What do you think your family would make of this concept? Would you consider them to be voice insecure?
We know that social media is built on eliciting anger. And the best way to create anger is to pit people against each other. We know the media tries to divide us.
I received a lot of good advice from members of the FIDE team because we wanted to make sure this concept can resonate on both sides of the aisle. We don’t want people claiming to be voice insecure just because their side is not in power. Even if you’re in a blue or red state, you might have a preference that’s still overshadowed by a corporate interest. These are structural limitations endemic to democracy at large.
For example, on gun control, there’s a good amount of broad agreement across Americans with different beliefs. The same goes for border protection. These aren’t purely left or right issues. But we don’t see those preferences leading to policy change.
What other parts of the report would you like to highlight?
There's been a pattern over time of executive overreach, where the executive is gaining ever more power. Legislatures have been diminished and are not really sites of deliberation anymore. It’s not a left or right thing. The executive and administrative state have grown, which means there are more people who are not accountable in between or via elections, the traditional method we have for democratic accountability.

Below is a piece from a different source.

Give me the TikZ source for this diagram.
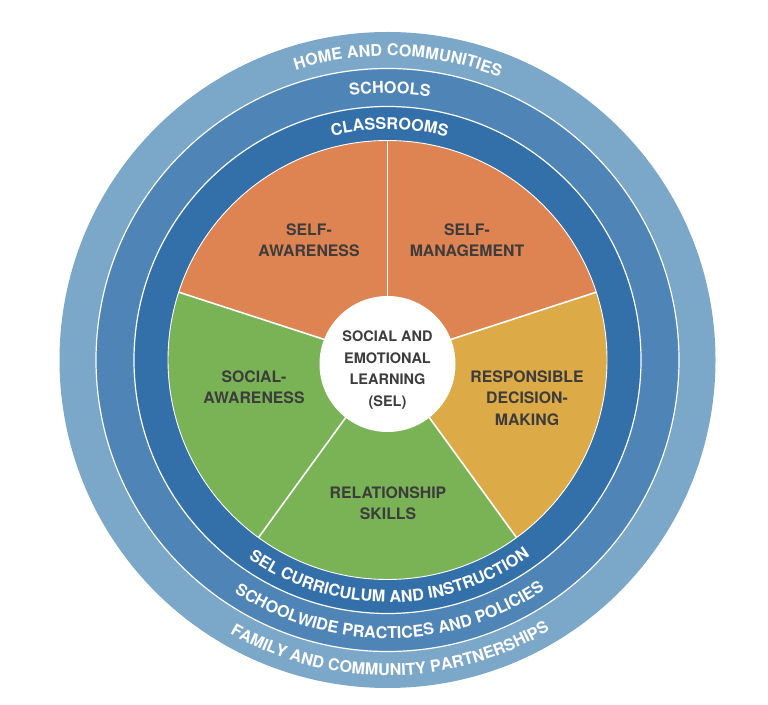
\documentclass[tikz,border=0pt]{standalone}
\usepackage{fontspec}
\setmainfont{TeX Gyre Heros}
\usetikzlibrary{decorations.text,calc}
\definecolor{ringA}{HTML}{7BA7C9}
\definecolor{ringB}{HTML}{4E85B6}
\definecolor{ringC}{HTML}{336FA8}
\definecolor{secOr}{HTML}{DE8352}
\definecolor{secYe}{HTML}{DCAA47}
\definecolor{secGr}{HTML}{7AB356}
\definecolor{txtDk}{HTML}{3C3C3C}
\newcommand\ringfont{\fontsize{16.2}{19}\selectfont\bfseries}
\begin{document}
\begin{tikzpicture}[x=1pt,y=1pt,
  seclabel/.style={font=\fontsize{15.8}{21.5}\selectfont\bfseries, text=txtDk, align=center, inner sep=0pt},
  corelabel/.style={font=\fontsize{14.5}{21.7}\selectfont\bfseries, text=txtDk, align=center, inner sep=0pt},
  sepline/.style={white, line width=1.2pt},
  divider/.style={white, line width=1.6pt},
  toptext/.style={decorate, decoration={text along path, text align=center, text={|\ringfont\color{white}|#1}}},
  bottext/.style={decorate, decoration={text along path, text align=center, text={|\ringfont\color{white}|#1}}}
]
\useasboundingbox (0,0) rectangle (768,704);
\coordinate (C) at (387.5,344);
% rings
\fill[ringA] (C) circle[radius=328];
\fill[ringB] (C) circle[radius=291.5];
\fill[ringC] (C) circle[radius=253.5];
\draw[sepline] (C) circle[radius=291.5];
\draw[sepline] (C) circle[radius=253.5];
% sectors
\fill[secOr] (C) -- ++(90:219.5) arc[start angle=90, end angle=162, radius=219.5] -- cycle;
\fill[secOr] (C) -- ++(18:219.5) arc[start angle=18, end angle=90, radius=219.5] -- cycle;
\fill[secYe] (C) -- ++(-54:219.5) arc[start angle=-54, end angle=18, radius=219.5] -- cycle;
\fill[secGr] (C) -- ++(234:219.5) arc[start angle=234, end angle=306, radius=219.5] -- cycle;
\fill[secGr] (C) -- ++(162:219.5) arc[start angle=162, end angle=234, radius=219.5] -- cycle;
\draw[white, line width=0.9pt] (C) circle[radius=219.5];
\foreach \a in {18,90,162,234,306} \draw[divider] (C) -- ++(\a:219.5);
% centre
\node[circle, fill=white, minimum size=136pt, inner sep=0pt] (core) at (387.5,340) {};
\node[corelabel] (sel) at (387.5,334) {SOCIAL AND\\EMOTIONAL\\LEARNING\\(SEL)};
% sector labels
\node[seclabel] (sa) at (309,464) {SELF-\\AWARENESS};
\node[seclabel] (sm) at (467,464) {SELF-\\MANAGEMENT};
\node[seclabel] (soa) at (254,317) {SOCIAL-\\AWARENESS};
\node[seclabel] (rdm) at (527,306) {RESPONSIBLE\\DECISION-\\MAKING};
\node[seclabel] (rs) at (388,201) {RELATIONSHIP\\SKILLS};
% ring labels, top
\path[toptext={HOME AND COMMUNITIES}] ($(C)+(148:304)$) arc[start angle=148, end angle=28, radius=304];
\path[toptext={SCHOOLS}] ($(C)+(149.5:266.7)$) arc[start angle=149.5, end angle=29.5, radius=266.7];
\path[toptext={CLASSROOMS}] ($(C)+(149.5:230.7)$) arc[start angle=149.5, end angle=29.5, radius=230.7];
% ring labels, bottom
\path[bottext={FAMILY AND COMMUNITY PARTNERSHIPS}] ($(C)+(205.5:315.5)$) arc[start angle=205.5, end angle=335.5, radius=315.5];
\path[bottext={SCHOOLWIDE PRACTICES AND POLICIES}] ($(C)+(205.5:278.3)$) arc[start angle=205.5, end angle=335.5, radius=278.3];
\path[bottext={SEL CURRICULUM AND INSTRUCTION}] ($(C)+(205.5:242.3)$) arc[start angle=205.5, end angle=335.5, radius=242.3];
\end{tikzpicture}
\end{document}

We’re on a road moving away from democratic accountability, responsiveness and inclusion which contributes to voice insecurity. It's a reinforcing cycle where the less democratically accountable the institutions are, the more voice insecure people feel, the less they interact with these systems, and the more unaccountable these systems become.
We’ve been seeing this cycle for some time and maybe right now we’re seeing the culmination of it. But we need to mitigate that, and the report shows us how we could get back to a more virtuous cycle.